Natural hair is something that today’s black community is beginning to embrace and be more comfortable with. Hairstyles, treatments and products for those who live the lifestyle of natural hair are ever more common.

But how can we become completely comfortable if white women are more comfortable wearing “black hairstyles” than we are?

Black people have been mocked by white women and men for having traditional hairstyles of the African people. Policies even shamed us into wanting to change our natural appearances. Girls at the prestigious Pretoria High School for Girls in South Africa, for example, were told to use chemical straighteners. School policy mandated that their cornrows, locs and braids be a centimeter or less in diameter.
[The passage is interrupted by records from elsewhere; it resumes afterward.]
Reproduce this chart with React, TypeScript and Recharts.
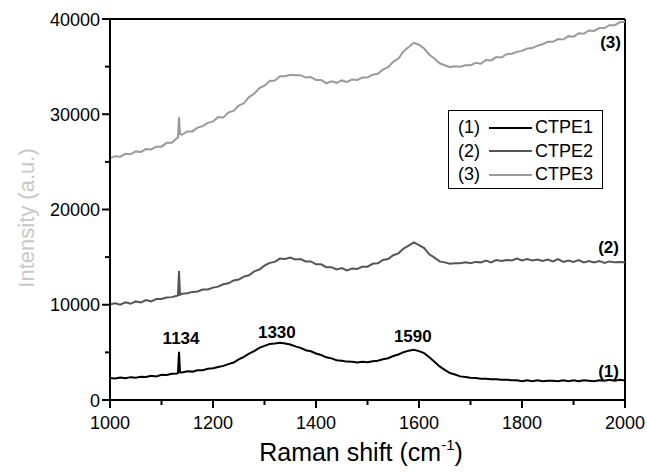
import React from 'react';
import { LineChart, Line, XAxis, YAxis, Legend, ReferenceLine, ReferenceDot } from 'recharts';

// Raman shift sampling (cm-1)
const ramanShift = [
  1000, 1010, 1020, 1030, 1040, 1050, 1060, 1070, 1080, 1090, 1100, 1110, 1120, 1130, 1132, 1134, 1136,
  1140, 1150, 1160, 1170, 1180, 1190, 1200, 1210, 1220, 1230, 1240, 1250, 1260, 1270, 1280, 1290, 1300,
  1310, 1320, 1330, 1340, 1350, 1360, 1370, 1380, 1390, 1400, 1410, 1420, 1430, 1440, 1450, 1460, 1470,
  1480, 1490, 1500, 1510, 1520, 1530, 1540, 1550, 1560, 1570, 1580, 1590, 1600, 1610, 1620, 1630, 1640,
  1650, 1660, 1670, 1680, 1690, 1700, 1710, 1720, 1730, 1740, 1750, 1760, 1770, 1780, 1790, 1800, 1810,
  1820, 1830, 1840, 1850, 1860, 1870, 1880, 1890, 1900, 1910, 1920, 1930, 1940, 1950, 1960, 1970, 1980,
  1990, 2000,
];

const ctpe1 = [
  2300, 2250, 2350, 2280, 2400, 2330, 2450, 2420, 2550, 2480, 2650, 2620, 2750, 2780, 2850, 5050, 2900,
  2880, 3020, 2980, 3120, 3130, 3270, 3330, 3470, 3580, 3770, 3930, 4270, 4530, 4870, 5130, 5470, 5680,
  5870, 5930, 6020, 5930, 5820, 5630, 5470, 5230, 5120, 4880, 4720, 4480, 4370, 4180, 4120, 4030, 4020,
  3930, 4020, 3960, 4070, 4130, 4270, 4380, 4620, 4780, 5020, 5180, 5270, 5130, 4920, 4480, 4020, 3530,
  3170, 2830, 2670, 2480, 2420, 2330, 2320, 2230, 2220, 2180, 2170, 2130, 2120, 2080, 2070, 1980, 2070,
  1980, 2070, 1980, 2020, 2030, 1980, 2070, 1980, 2070, 1980, 2070, 2030, 1980, 2070, 2030, 2120, 2030,
  2120, 2050,
];

const ctpe2 = [
  10050, 10150, 10000, 10250, 10100, 10350, 10250, 10500, 10350, 10600, 10600, 10750, 10800, 10950, 11000, 13550, 11050,
  11150, 11200, 11350, 11400, 11600, 11600, 11800, 11900, 12150, 12250, 12550, 12650, 12950, 13100, 13500, 13700, 14100,
  14400, 14500, 14850, 14800, 14950, 14750, 14800, 14550, 14550, 14250, 14250, 13950, 13950, 13700, 13850, 13600, 13800,
  13750, 14000, 14000, 14300, 14350, 14700, 14800, 15200, 15400, 15900, 16200, 16550, 16250, 15950, 15300, 14950, 14550,
  14450, 14300, 14350, 14350, 14450, 14350, 14500, 14450, 14650, 14450, 14700, 14600, 14700, 14650, 14850, 14650, 14800,
  14650, 14750, 14600, 14750, 14550, 14800, 14500, 14650, 14500, 14700, 14450, 14600, 14450, 14600, 14400, 14550, 14450,
  14500, 14450,
];

const ctpe3 = [
  25400, 25600, 25550, 25850, 25800, 26100, 26050, 26350, 26300, 26600, 26600, 27000, 27000, 27500, 27550, 29700, 27900,
  27850, 28200, 28200, 28600, 28750, 29100, 29250, 29700, 29650, 30200, 30350, 30900, 31150, 31800, 32150, 32750, 33000,
  33500, 33550, 34000, 34000, 34150, 34100, 34100, 33850, 33900, 33600, 33600, 33250, 33450, 33300, 33550, 33400, 33650,
  33600, 33850, 33850, 34150, 34250, 34700, 34950, 35500, 35850, 36600, 37050, 37500, 37300, 36900, 36250, 35850, 35350,
  35150, 34950, 35050, 35000, 35150, 35150, 35400, 35300, 35700, 35650, 36000, 35950, 36300, 36350, 36550, 36650, 36900,
  36950, 37200, 37350, 37600, 37600, 37900, 37850, 38200, 38150, 38500, 38450, 38800, 38750, 39050, 39050, 39350, 39350,
  39650, 39700,
];

const xTicks = [1000, 1100, 1200, 1300, 1400, 1500, 1600, 1700, 1800, 1900, 2000];
const yTicks = [0, 5000, 10000, 15000, 20000, 25000, 30000, 35000, 40000];

const seriesKeys = ['ctpe1', 'ctpe2', 'ctpe3'];
const seriesNames = ['CTPE1', 'CTPE2', 'CTPE3'];
const seriesTags = ['(1)', '(2)', '(3)'];
const seriesColors = ['#000000', '#555555', '#9a9a9a'];

// text annotations placed in data coordinates
const notes = [
  { x: 1138, y: 6500, text: '1134' },
  { x: 1324, y: 7140, text: '1330' },
  { x: 1588, y: 6720, text: '1590' },
  { x: 1968, y: 3050, text: '(1)' },
  { x: 1968, y: 16060, text: '(2)' },
  { x: 1972, y: 37600, text: '(3)' },
];

const data = ramanShift.map((x, i) => ({ x, ctpe1: ctpe1[i], ctpe2: ctpe2[i], ctpe3: ctpe3[i] }));

const FONT = '"Liberation Sans", Arial, Helvetica, sans-serif';

// outward tick marks, lengths converted to data units (about 105 units/px on y, 1.94 units/px on x)
const xTickLen = (v: number) => (v % 200 === 0 ? 8 : 5) * 105;
const yTickLen = (v: number) => (v % 10000 === 0 ? 8 : 5) * 1.94;

// tick labels only, the marks are drawn with reference segments below
const XTick = (props: any) => {
  const x = Number(props.x);
  const y = Number(props.y);
  const v = props.payload.value;
  if (v % 200 !== 0) return <g />;
  return (
    <text x={x} y={y + 29} textAnchor="middle" fontSize={18} fontFamily={FONT} fill="#000">
      {v}
    </text>
  );
};

const YTick = (props: any) => {
  const x = Number(props.x);
  const y = Number(props.y);
  const v = props.payload.value;
  if (v % 10000 !== 0) return <g />;
  return (
    <text x={x - 10} y={y + 6.5} textAnchor="end" fontSize={18} fontFamily={FONT} fill="#000">
      {v}
    </text>
  );
};

const XLabel = () => (
  <text x={361} y={461} textAnchor="middle" fontSize={25} fontFamily={FONT} fill="#000">
    Raman shift (cm
    <tspan fontSize={15} dy={-11}>-1</tspan>
    <tspan dy={11}>)</tspan>
  </text>
);

const YLabel = () => (
  <text
    x={26}
    y={218}
    transform="rotate(-90, 26, 218)"
    textAnchor="middle"
    dominantBaseline="central"
    fontSize={22}
    fontFamily={FONT}
    fill="#c8c8c8"
  >
    Intensity (a.u.)
  </text>
);

const LegendBox = () => (
  <div
    style={{
      border: '1px solid #000',
      background: '#fff',
      width: 155,
      height: 79,
      boxSizing: 'border-box',
      paddingTop: 5,
      paddingLeft: 9,
      fontFamily: FONT,
      fontSize: 18,
      color: '#000',
    }}
  >
    {seriesNames.map((name, i) => (
      <div key={name} style={{ display: 'flex', alignItems: 'center', height: 23.5 }}>
        <span style={{ width: 31 }}>{seriesTags[i]}</span>
        <svg width={43} height={6} style={{ marginRight: 3 }}>
          <line x1={0} x2={43} y1={3} y2={3} stroke={seriesColors[i]} strokeWidth={2} />
        </svg>
        <span>{name}</span>
      </div>
    ))}
  </div>
);

export default function App() {
  return (
    <div style={{ width: 647, height: 474 }}>
      <style>{'body{margin:0;background:#fff}'}</style>
      <LineChart width={647} height={474} data={data} margin={{ top: 19, right: 22, left: 10, bottom: 0 }}>
        <XAxis
          dataKey="x"
          type="number"
          domain={[1000, 2000]}
          ticks={xTicks}
          interval={0}
          tickSize={0}
          tickMargin={0}
          tickLine={false}
          tick={<XTick />}
          axisLine={{ stroke: '#000', strokeWidth: 2 }}
          height={74}
          label={<XLabel />}
        />
        <YAxis
          type="number"
          domain={[0, 40000]}
          ticks={yTicks}
          interval={0}
          tickSize={0}
          tickMargin={0}
          tickLine={false}
          tick={<YTick />}
          axisLine={{ stroke: '#000', strokeWidth: 2 }}
          width={100}
          label={<YLabel />}
        />
        <ReferenceLine y={40000} stroke="#000" strokeWidth={2} />
        <ReferenceLine x={2000} stroke="#000" strokeWidth={2} />
        {xTicks.map((v) => (
          <ReferenceLine
            key={`xt${v}`}
            segment={[{ x: v, y: 0 }, { x: v, y: -xTickLen(v) }]}
            stroke="#000"
            strokeWidth={2}
            ifOverflow="visible"
          />
        ))}
        {yTicks.map((v) => (
          <ReferenceLine
            key={`yt${v}`}
            segment={[{ x: 1000, y: v }, { x: 1000 - yTickLen(v), y: v }]}
            stroke="#000"
            strokeWidth={2}
            ifOverflow="visible"
          />
        ))}
        {seriesKeys.map((k, i) => (
          <Line
            key={k}
            type="linear"
            dataKey={k}
            name={seriesNames[i]}
            stroke={seriesColors[i]}
            strokeWidth={2}
            dot={false}
            isAnimationActive={false}
          />
        ))}
        {notes.map((n) => (
          <ReferenceDot
            key={n.text}
            x={n.x}
            y={n.y}
            r={0}
            fill="none"
            stroke="none"
            label={{ value: n.text, position: 'center', fontSize: 17, fontWeight: 'bold', fill: '#000', fontFamily: FONT }}
          />
        ))}
        <Legend
          layout="horizontal"
          verticalAlign="middle"
          align="center"
          content={<LegendBox />}
          wrapperStyle={{ left: 448, top: 110, width: 155, height: 79 }}
        />
      </LineChart>
    </div>
  );
}
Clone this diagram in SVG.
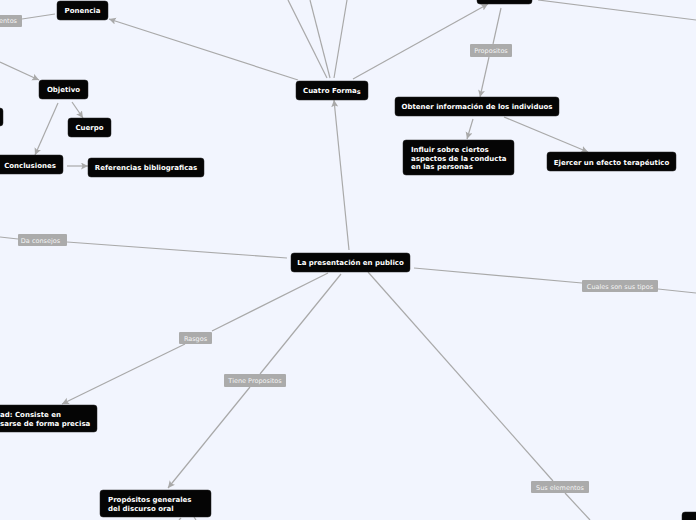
<svg xmlns="http://www.w3.org/2000/svg" width="696" height="520" viewBox="0 0 696 520">
<defs>
<style>
.bg{fill:#f2f5fe}
.n rect{fill:#050505;stroke:#222;stroke-width:0.5}
.n text{font-family:"DejaVu Sans",Verdana,sans-serif;font-size:7px;font-weight:bold;fill:#ffffff}
.c{text-anchor:middle}
.lb rect{fill:#ababab}
.lb text{font-family:"DejaVu Sans",Verdana,sans-serif;font-size:6.5px;fill:#f4f4f4;text-anchor:middle}
.e line{stroke:#a9a9a9;stroke-width:1.2;fill:none}
.a{marker-end:url(#ah)}
</style>
<marker id="ah" markerWidth="8" markerHeight="8" refX="7" refY="3.5" orient="auto" markerUnits="userSpaceOnUse">
<path d="M0,0 L7,3.5 L0,7 L1.5,3.5 z" fill="#a9a9a9"/>
</marker>
</defs>
<rect class="bg" x="0" y="0" width="696" height="520"/>
<g id="connectors" class="e">
<line class="a" x1="298" y1="80" x2="109" y2="19"/>
<line x1="55" y1="14" x2="22" y2="19"/>
<line class="a" x1="0" y1="62" x2="39" y2="80"/>
<line class="a" x1="72" y1="102" x2="83" y2="118"/>
<line class="a" x1="58" y1="103" x2="35" y2="155"/>
<line class="a" x1="67" y1="166" x2="88" y2="166"/>
<line x1="327" y1="78" x2="288" y2="0"/>
<line x1="330" y1="78" x2="310" y2="0"/>
<line x1="334" y1="78" x2="347" y2="0"/>
<line class="a" x1="353" y1="79" x2="488" y2="4"/>
<line x1="501" y1="8" x2="493" y2="44"/>
<line class="a" x1="489" y1="57" x2="480" y2="97"/>
<line x1="538" y1="0" x2="696" y2="20"/>
<line class="a" x1="473" y1="119" x2="467" y2="139"/>
<line class="a" x1="504" y1="117" x2="588" y2="152"/>
<line class="a" x1="349" y1="250" x2="334" y2="100"/>
<line x1="287" y1="258" x2="67" y2="242"/>
<line x1="18" y1="239" x2="0" y2="237"/>
<line x1="414" y1="268" x2="582" y2="283"/>
<line x1="658" y1="289" x2="696" y2="293"/>
<line x1="328" y1="273" x2="212" y2="331"/>
<line class="a" x1="185" y1="344" x2="62" y2="404"/>
<line x1="341" y1="274" x2="260" y2="374"/>
<line class="a" x1="250" y1="387" x2="168" y2="488"/>
<line x1="368" y1="272" x2="553" y2="481"/>
<line x1="565" y1="493" x2="590" y2="520"/>
<line x1="181" y1="518" x2="179" y2="520"/>
<line x1="194" y1="517" x2="196" y2="520"/>
</g>
<g id="lbl-entos" class="lb"><rect x="-6" y="15" width="28" height="12" rx="1"/><text x="17" y="23" style="text-anchor:end">entos</text></g>
<g id="lbl-propositos" class="lb"><rect x="470" y="44" width="42" height="13" rx="1"/><text x="491" y="53">Propositos</text></g>
<g id="lbl-daconsejos" class="lb"><rect x="18" y="234" width="49" height="12" rx="1"/><text x="40.5" y="242.5">Da consejos</text></g>
<g id="lbl-cuales" class="lb"><rect x="582" y="280" width="76" height="12" rx="1"/><text x="620" y="288.5">Cuales son sus tipos</text></g>
<g id="lbl-rasgos" class="lb"><rect x="179" y="332" width="33" height="12" rx="1"/><text x="195.5" y="340.5">Rasgos</text></g>
<g id="lbl-tiene" class="lb"><rect x="224" y="374" width="62" height="13" rx="1"/><text x="255" y="383">Tiene Propositos</text></g>
<g id="lbl-sus" class="lb"><rect x="531" y="481" width="58" height="12" rx="1"/><text x="560" y="489.5">Sus elementos</text></g>
<g id="n-ponencia" class="n"><rect x="57" y="1" width="51" height="19" rx="3"/><text class="c" x="82.5" y="13">Ponencia</text></g>
<g id="n-objetivo" class="n"><rect x="39" y="80" width="49" height="19" rx="3"/><text class="c" x="63.5" y="92">Objetivo</text></g>
<g id="n-cuerpo" class="n"><rect x="68" y="118" width="43" height="19" rx="3"/><text class="c" x="89.5" y="130">Cuerpo</text></g>
<g id="n-left" class="n"><rect x="-10" y="108" width="13" height="18" rx="3"/></g>
<g id="n-conclusiones" class="n"><rect x="-10" y="155" width="73" height="19" rx="3"/><text class="c" x="30" y="167.5">Conclusiones</text></g>
<g id="n-referencias" class="n"><rect x="88" y="158" width="116" height="19" rx="3"/><text class="c" x="146" y="170">Referencias bibliograficas</text></g>
<g id="n-cuatro" class="n"><rect x="296" y="81" width="72" height="19" rx="3"/><text x="303" y="93">Cuatro Forma<tspan dy="1.2" font-size="6.5">s</tspan></text></g>
<g id="n-top" class="n"><rect x="477" y="-15" width="55" height="19" rx="3"/></g>
<g id="n-obtener" class="n"><rect x="395" y="97" width="164" height="19" rx="3"/><text class="c" x="477" y="109">Obtener información de los individuos</text></g>
<g id="n-influir" class="n"><rect x="403" y="140" width="111" height="35" rx="3"/><text x="411" y="152">Influir sobre ciertos</text><text x="411" y="160.5">aspectos de la conducta</text><text x="411" y="169">en las personas</text></g>
<g id="n-ejercer" class="n"><rect x="547" y="152" width="129" height="19" rx="3"/><text class="c" x="611.5" y="164.5">Ejercer un efecto terapéutico</text></g>
<g id="n-presentacion" class="n"><rect x="291" y="253" width="119" height="19" rx="3"/><text class="c" x="350.5" y="265">La presentación en publico</text></g>
<g id="n-claridad" class="n"><rect x="-10" y="405" width="107" height="27" rx="3"/><text x="0" y="417">ad: Consiste en</text><text x="0" y="425.5">sarse de forma precisa</text></g>
<g id="n-propositos" class="n"><rect x="100" y="490" width="111" height="27" rx="3"/><text x="108" y="502">Propósitos generales</text><text x="108" y="510.5">del discurso oral</text></g>
<g id="n-bottomright" class="n"><rect x="682" y="512" width="30" height="20" rx="3"/></g>
</svg>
But white women have begun to appropriate our style. Mainstream media even credits white celebrities for getting Bantu knots, cornrows, and locs “trending.”

Kylie Jenner and Kim Kardashian headlined for wearing cornrows, a style of narrowly braided hair on the scalp. They rebranded our hairstle as “Boxer Braids” and “Kim Kardashian West (KKW) Signature Braids.”

The Kardashian-Jenner sisters are not the only celebrities who have appropriated black hair. Pretty Little Lairs star, Lucy Hale, posted a photo, Jan. 16, with the caption “My baby hairs came through for this shoot.” Elle UK magazine called “baby hair” the new trend and credited it to Katy Perry.

Jazmine Pickens, an RHS junior, went natural in 2011. She told me that she converted to natural hair because she felt better about herself with it. She has since fallen in love with her natural hair and the plethora of hairstyles that come with it.

But Jazmine has felt frustrated that white women wearing her hairstyles are gaining notoriety for it. She believes the appropriation of black hair has an effect on all girls of color, by distorting what our standard of black beauty should be. This can also create confusion in young girls, when white women who once talked about us are now “trying to be us.”

As people, I think we should be comfortable in our own skin, and hair. Be comfortable with our own traditions. Be unapologetically y/ourselves.